J'ai remarqué également un effet secondaire assez intéressant. L'an dernier, mes élèves de 1ère STT travaillaient dans deux salles informatiques différentes, dont l'une n'était équipée que d'une suite commerciale, à la suite d'un renouvellement de machines. Ceux qui utilisaient avec moi la suite libre n'ont pas eu de gros problèmes pour travailler avec les outils équivalents dans l'autre salle. J'ai voulu pousser l'expérience un peu plus loin, et j'ai imposé la semaine suivante, dans ma salle, à tous de changer obligatoirement de suite, et de travailler pendant une séance avec l'"autre". Même constat : ceux qui utilisaient la suite libre s'y sont retrouvés sans grandes difficultés, mais ceux qui travaillaient jusque là avec la suite commerciale ont eu de gros problèmes : trop habitués à être des presse-boutons, ils ne voyaient pas comment reproduire le simple clic auquel ils étaient habitués.

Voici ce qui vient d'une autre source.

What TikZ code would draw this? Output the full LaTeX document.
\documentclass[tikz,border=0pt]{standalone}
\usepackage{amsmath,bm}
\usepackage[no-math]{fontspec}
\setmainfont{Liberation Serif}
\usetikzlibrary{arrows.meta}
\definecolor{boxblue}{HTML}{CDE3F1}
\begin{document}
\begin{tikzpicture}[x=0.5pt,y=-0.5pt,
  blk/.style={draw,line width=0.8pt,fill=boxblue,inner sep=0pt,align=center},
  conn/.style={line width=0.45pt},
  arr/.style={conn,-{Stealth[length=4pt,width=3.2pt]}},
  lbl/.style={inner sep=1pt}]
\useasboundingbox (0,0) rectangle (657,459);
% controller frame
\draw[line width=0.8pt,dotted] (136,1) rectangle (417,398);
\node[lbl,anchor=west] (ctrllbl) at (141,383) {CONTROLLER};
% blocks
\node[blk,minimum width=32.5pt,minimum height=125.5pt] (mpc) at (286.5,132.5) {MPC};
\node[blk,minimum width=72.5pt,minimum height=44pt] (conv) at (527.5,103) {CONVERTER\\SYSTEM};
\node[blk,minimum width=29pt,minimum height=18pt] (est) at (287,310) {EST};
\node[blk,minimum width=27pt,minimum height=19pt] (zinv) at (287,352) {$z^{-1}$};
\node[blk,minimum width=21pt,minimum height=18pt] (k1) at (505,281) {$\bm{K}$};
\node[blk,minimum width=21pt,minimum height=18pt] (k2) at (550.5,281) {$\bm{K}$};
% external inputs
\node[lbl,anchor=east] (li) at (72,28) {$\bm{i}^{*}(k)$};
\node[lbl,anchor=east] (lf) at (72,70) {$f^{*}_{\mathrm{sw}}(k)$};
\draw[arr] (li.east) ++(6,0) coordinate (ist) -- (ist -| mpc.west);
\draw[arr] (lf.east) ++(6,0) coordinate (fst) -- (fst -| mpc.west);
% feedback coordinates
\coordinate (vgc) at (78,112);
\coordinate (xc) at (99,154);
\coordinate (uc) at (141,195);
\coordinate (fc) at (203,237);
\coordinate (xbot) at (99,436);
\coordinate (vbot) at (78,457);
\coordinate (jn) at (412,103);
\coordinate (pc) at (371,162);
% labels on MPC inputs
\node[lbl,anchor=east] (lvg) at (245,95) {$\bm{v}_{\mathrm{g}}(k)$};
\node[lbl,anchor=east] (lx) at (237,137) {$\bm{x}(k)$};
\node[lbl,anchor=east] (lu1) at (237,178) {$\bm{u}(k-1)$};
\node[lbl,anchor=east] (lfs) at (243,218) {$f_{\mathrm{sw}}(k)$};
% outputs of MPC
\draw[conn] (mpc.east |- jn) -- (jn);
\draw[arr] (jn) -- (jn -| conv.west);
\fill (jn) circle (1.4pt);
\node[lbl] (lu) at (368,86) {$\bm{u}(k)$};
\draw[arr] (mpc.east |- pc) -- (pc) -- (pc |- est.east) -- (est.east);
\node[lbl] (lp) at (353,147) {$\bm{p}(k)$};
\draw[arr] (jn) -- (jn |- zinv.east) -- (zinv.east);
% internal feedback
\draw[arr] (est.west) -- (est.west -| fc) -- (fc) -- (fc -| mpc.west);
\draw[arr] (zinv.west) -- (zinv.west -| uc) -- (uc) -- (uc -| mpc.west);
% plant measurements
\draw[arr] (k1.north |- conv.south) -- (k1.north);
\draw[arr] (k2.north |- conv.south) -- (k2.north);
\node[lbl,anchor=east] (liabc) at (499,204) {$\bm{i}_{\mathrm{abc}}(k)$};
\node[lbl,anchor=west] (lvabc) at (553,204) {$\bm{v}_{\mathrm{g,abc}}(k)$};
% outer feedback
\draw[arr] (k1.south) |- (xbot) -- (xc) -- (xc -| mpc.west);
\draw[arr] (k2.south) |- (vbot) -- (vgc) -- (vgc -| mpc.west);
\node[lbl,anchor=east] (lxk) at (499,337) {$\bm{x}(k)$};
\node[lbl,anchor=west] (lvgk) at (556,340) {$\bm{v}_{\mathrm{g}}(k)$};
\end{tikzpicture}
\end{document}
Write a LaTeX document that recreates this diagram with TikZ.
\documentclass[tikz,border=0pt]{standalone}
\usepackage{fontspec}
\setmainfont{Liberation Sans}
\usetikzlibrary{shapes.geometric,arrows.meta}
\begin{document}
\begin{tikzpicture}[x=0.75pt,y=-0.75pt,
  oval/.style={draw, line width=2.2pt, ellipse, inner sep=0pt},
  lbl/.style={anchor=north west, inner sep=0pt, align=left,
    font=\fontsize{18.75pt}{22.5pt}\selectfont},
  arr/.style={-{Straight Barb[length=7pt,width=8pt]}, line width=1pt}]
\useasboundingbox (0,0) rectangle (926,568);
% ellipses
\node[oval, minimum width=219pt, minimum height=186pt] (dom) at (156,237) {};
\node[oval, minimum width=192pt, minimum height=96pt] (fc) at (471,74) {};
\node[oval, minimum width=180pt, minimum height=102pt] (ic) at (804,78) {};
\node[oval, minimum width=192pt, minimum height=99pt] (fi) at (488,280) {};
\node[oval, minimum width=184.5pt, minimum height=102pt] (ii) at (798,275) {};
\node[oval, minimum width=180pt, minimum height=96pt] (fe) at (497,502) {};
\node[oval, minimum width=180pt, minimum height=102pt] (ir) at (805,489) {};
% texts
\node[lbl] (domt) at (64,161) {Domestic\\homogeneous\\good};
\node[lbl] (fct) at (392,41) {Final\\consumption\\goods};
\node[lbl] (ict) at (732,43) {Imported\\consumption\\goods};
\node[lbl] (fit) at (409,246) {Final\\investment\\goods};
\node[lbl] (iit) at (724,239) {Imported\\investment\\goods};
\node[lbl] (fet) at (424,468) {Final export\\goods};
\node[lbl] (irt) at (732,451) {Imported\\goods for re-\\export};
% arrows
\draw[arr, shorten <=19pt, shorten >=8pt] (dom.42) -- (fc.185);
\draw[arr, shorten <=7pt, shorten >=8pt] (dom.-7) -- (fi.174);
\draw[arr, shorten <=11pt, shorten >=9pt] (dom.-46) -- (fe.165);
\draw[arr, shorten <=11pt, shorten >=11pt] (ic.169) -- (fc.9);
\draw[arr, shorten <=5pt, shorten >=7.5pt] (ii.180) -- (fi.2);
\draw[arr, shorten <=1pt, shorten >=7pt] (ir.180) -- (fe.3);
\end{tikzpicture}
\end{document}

A l'inverse des autres, ils n'avaient intégré que le mode opératoire, pas la fonctionnalité sous-jacente.

HT- Il semble donc que l'usage d'un produit autre que le leader du marché soit donc un atout ?

MR- Je ne crois pas qu'il faille poser le problème dans ces termes. Ce qui constitue un atout pour les élèves, c'est d'apprendre à raisonner en termes de fonctionnalités, et de comprendre les concepts sous-jacents, ce qui leur permet une adaptabilité à tous types d'outils. C'est possible, quelle que soit la suite utilisée, commerciale ou libre. C'est peut-être un peu plus facile à atteindre avec un logiciel libre, mais cela dépend prioritairement de la démarche pédagogique de l'enseignant, pas de la suite utilisée.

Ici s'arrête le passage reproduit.